Powerful Presenters Engage the Hearts and Minds of an Audience
/“Stories are data with a soul.” —Brené Brown
Many aspiring presenters and presentations fail to connect with- and engage an audience by pursuing the misguided goal of conveying information from the mind of the presenter to the minds of the audience. For a presentation to succeed—to have lasting impact and meaning—a presentation must capture the *hearts and minds* of the audience.
In this clip from “Powerfully Persuasive Presentations,” Jock Murray defines an effective presentation as: “The transfer of emotions supported by data and logic.” He highlights why presentations must engage both hearts and minds to be successful and gives strong, illustrative examples.
Transcript
You have to be reconditioned on the way you give presentations and on the way you design presentations. The way you’ve learned to present is by watching other presenters who aren’t good—your whole career.
So, let’s look at what you learned wrong. What you learned wrong is that a presentation is about getting the ideas from the mind of the speaker into the minds of the audience. That you walk in and you have lots of information. You have ideas. You have concepts. You have data. All this in your mind. And at the end of the presentation, that should be in the mind of the audience. And if you do that well, they will clearly see it the way you see it and agree to what it is that you ask them for.
If this is your approach, you will fail every time.
The reason for that is that a presentation is not about the transfer of data. It’s about capturing the heart and the mind of the audience. A presentation really is the transfer of emotions supported by data and logic.

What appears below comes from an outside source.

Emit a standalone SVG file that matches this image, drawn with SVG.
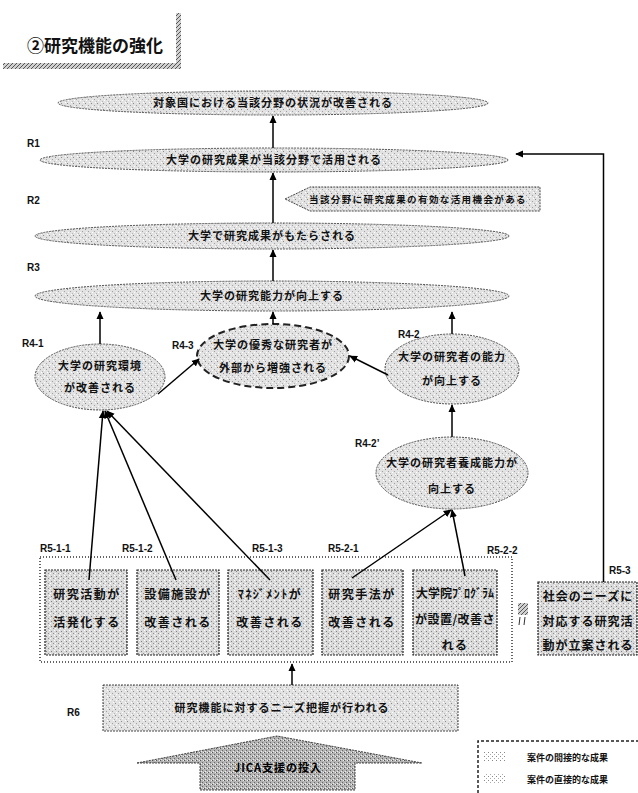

In other words, you go in to a meeting and you feel a certain way about the topic you’re going to speak upon: You’re excited about it; you’re nervous; you’re angry; you’re fearful; you’re worried; you’re enthusiastic. If it’s an important issue—important enough that you’ve put together a presentation and you’re going in front of some group that can make a change in this—you feel strongly in some way. Your goal is that at the end of the presentation they feel the same way you feel. And if they don’t, nothing will happen.

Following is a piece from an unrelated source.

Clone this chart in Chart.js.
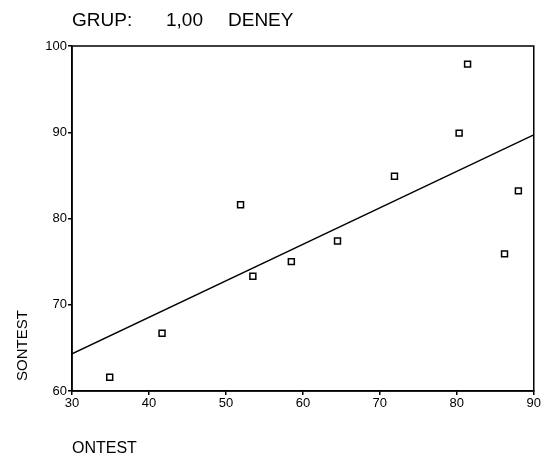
<!DOCTYPE html>
<html>
<head>
<meta charset="utf-8">
<script src="https://cdn.jsdelivr.net/npm/chart.js@4.4.1/dist/chart.umd.min.js"></script>
<style>
  html, body { margin: 0; padding: 0; background: #fff; }
  #wrap { width: 542px; height: 459px; }
</style>
</head>
<body>
<div id="wrap"><canvas id="chart" width="542" height="459"></canvas></div>
<script>
// values
var ontest  = [34.9, 41.7, 51.9, 53.5, 58.5, 64.5, 71.9, 80.3, 81.4, 88.0, 86.2];
var sontest = [61.6, 66.7, 81.6, 73.3, 75.0, 77.4, 84.9, 89.9, 97.9, 83.2, 75.9];
var fitX = [30, 90];
var fitY = [64.3, 89.7];
var xTicks = [30, 40, 50, 60, 70, 80, 90];
var yTicks = [60, 70, 80, 90, 100];
var titleParts = ['GRUP:', '1,00', 'DENEY'];
var xTitle = 'ONTEST';
var yTitle = 'SONTEST';

var FONT = '"Liberation Sans", Arial, sans-serif';

function toPoints(xs, ys){
    var pts = [];
    for(var i = 0; i < xs.length; i++){
        pts.push({x: xs[i], y: ys[i]});
    }
    return pts;
}

function fixTicks(values){
    return function(axis){
        axis.ticks = values.map(function(v){ return {value: v}; });
    };
}

var frame = {
    id: 'frame',
    afterDraw: function(chart){
        var ctx = chart.ctx;
        var a = chart.chartArea;
        ctx.save();
        ctx.strokeStyle = '#000';
        ctx.lineWidth = 1.5;
        ctx.strokeRect(a.left, a.top, a.right - a.left, a.bottom - a.top);

        ctx.fillStyle = '#000';
        ctx.textBaseline = 'alphabetic';
        ctx.textAlign = 'left';
        ctx.font = '19px ' + FONT;
        ctx.fillText(titleParts[0], 72, 26);
        ctx.fillText(titleParts[1], 166, 26);
        ctx.fillText(titleParts[2], 228, 26);

        ctx.font = '16px ' + FONT;
        ctx.fillText(xTitle, 72, 453);

        ctx.translate(27, 381);
        ctx.rotate(-Math.PI / 2);
        ctx.font = '15px ' + FONT;
        ctx.fillText(yTitle, 0, 0);
        ctx.restore();
    }
};

new Chart(document.getElementById('chart'), {
    type: 'scatter',
    data: {
        datasets: [{
            data: toPoints(ontest, sontest),
            pointStyle: 'rect',
            pointRadius: 4.2,
            pointBorderWidth: 1.5,
            pointBorderColor: '#000',
            pointBackgroundColor: '#fff'
        }, {
            type: 'line',
            data: toPoints(fitX, fitY),
            borderColor: '#000',
            borderWidth: 1.5,
            pointRadius: 0,
            fill: false
        }]
    },
    plugins: [frame],
    options: {
        responsive: false,
        animation: false,
        events: [],
        layout: { padding: { left: 0, top: 46, right: 7, bottom: 0 } },
        plugins: { legend: { display: false }, tooltip: { enabled: false } },
        scales: {
            x: {
                type: 'linear',
                min: 30, max: 90,
                afterBuildTicks: fixTicks(xTicks),
                afterFit: function(s){ s.height = 68; },
                grid: { drawOnChartArea: false, color: '#000', tickLength: 4, lineWidth: 1.5 },
                border: { color: '#000', width: 1.5 },
                ticks: { color: '#000', font: { family: FONT, size: 13 }, padding: 1, maxRotation: 0 }
            },
            y: {
                type: 'linear',
                min: 60, max: 100,
                afterBuildTicks: fixTicks(yTicks),
                afterFit: function(s){ s.width = 72; },
                grid: { drawOnChartArea: false, color: '#000', tickLength: 4, lineWidth: 1.5 },
                border: { color: '#000', width: 1.5 },
                ticks: { color: '#000', font: { family: FONT, size: 13 }, padding: 1 }
            }
        }
    }
});
</script>
</body>
</html>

If you walk in passionate and enthusiastic and excited and they leave passionate and enthusiastic and excited, the likelihood of the change you’re requesting happening is considerably better.
Your job is to transfer the emotions supported by data and logic. Obviously, data and logic are important. You can lose your audience if your logic and data doesn’t make any sense. But you can never win them with only data and logic.
This is true of every person. If all it took was logic—if all it took was data—no one would smoke. It’s not that we don’t have the data. In fact, a lot of people start smoking—many of you—when you went to college. So, you were smart enough and well enough informed to get into college and yet you thought it was a good idea to start smoking your sophomore year. It wasn’t a lack of information. If all it took logic, no one would smoke.
Stories are data with a soul. The way the human mind works—we need stories. So your job in there when you go in to present is to tell a story. A story that tells what’s wrong with things the way they are. A story that tells how things could be different. And a story that tells what will be the positive outcome of life here if we make these changes. All supported by lots of data and lots of logic.